The band has also struggled to find a new member, since their drummer of the last two years, Daniel Cole, graduated last semester. Since his departure, they’ve had multiple drummers fill in but would prefer to find a permanent member.

Teaching a new drummer all of their songs can be a tedious process, especially for members that end up being transient, says Salem-Mackall. In the meantime, they have found plenty of Chapman musicians to fill in, including sophomore film production major Ethan Ganouna, who is also North Morlan’s drummer. 

One of Freedoms influencers is the band The Internet, in which they cover their song “Look What You Started.” Video by Billy Benjamin.

The Chapman music scene has changed significantly after prominent student musicians graduated last year, says Salem-Mackall, junior communications major. The New Hippies, Ginger Root, Philip Stilwell, Brucey Boi and Buddha Trixie all played at house shows last year.

Since graduation, all of these groups have continued making music beyond college house shows.

Ginger Root, Cameron Lew’s solo project, has hundreds of thousands of listens on Spotify and has toured across the country multiple times. Lew is currently touring through Europe alongside the band Khruangbin.

“Chapman was a great testing ground,” said Lew. “It was like a small scale science experiment that prepared us for what we are doing now on a larger scale.”

Performing taught Lew to adapt to different technological set ups and how to perform for different audiences. Sometimes at house shows, Ginger Root would only have twenty minutes to perform and had to set up quickly and with less equipment. He also learned to play livelier songs to engage the audience.
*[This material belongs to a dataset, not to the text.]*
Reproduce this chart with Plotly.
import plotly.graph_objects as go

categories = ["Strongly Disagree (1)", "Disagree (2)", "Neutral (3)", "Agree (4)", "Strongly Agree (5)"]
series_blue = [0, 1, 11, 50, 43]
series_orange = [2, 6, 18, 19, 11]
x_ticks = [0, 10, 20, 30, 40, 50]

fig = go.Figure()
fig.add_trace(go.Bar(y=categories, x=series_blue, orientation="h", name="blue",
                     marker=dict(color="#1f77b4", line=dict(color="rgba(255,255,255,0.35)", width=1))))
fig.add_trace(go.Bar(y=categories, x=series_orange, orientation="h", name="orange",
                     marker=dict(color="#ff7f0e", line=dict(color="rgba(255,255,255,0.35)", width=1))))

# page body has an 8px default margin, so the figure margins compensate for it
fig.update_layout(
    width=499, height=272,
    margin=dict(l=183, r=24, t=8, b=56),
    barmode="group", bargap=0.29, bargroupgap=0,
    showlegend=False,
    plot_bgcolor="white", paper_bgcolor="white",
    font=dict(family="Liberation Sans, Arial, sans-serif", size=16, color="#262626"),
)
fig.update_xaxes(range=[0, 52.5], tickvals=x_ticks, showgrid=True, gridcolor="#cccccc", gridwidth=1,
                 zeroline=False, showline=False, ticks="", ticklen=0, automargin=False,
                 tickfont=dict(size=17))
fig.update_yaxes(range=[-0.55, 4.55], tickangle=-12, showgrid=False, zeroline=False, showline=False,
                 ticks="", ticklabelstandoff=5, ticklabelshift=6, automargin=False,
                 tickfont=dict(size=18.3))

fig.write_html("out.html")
“House shows are more of a party than a concert,” Lew said. “We learned how to play with a crowd and how to put on a good show.”

All three bands have plans to perform outside the Chapman community within the next month. Maplewood is holding an event called Cabin Fever with four other hip-hop and rap groups Nov. 2. North Morlan is opening for The Mowgli’s Nov. 11 at The Observatory in Santa Ana, and Freedom’s Music is arranging a show at The Mint in Los Angeles.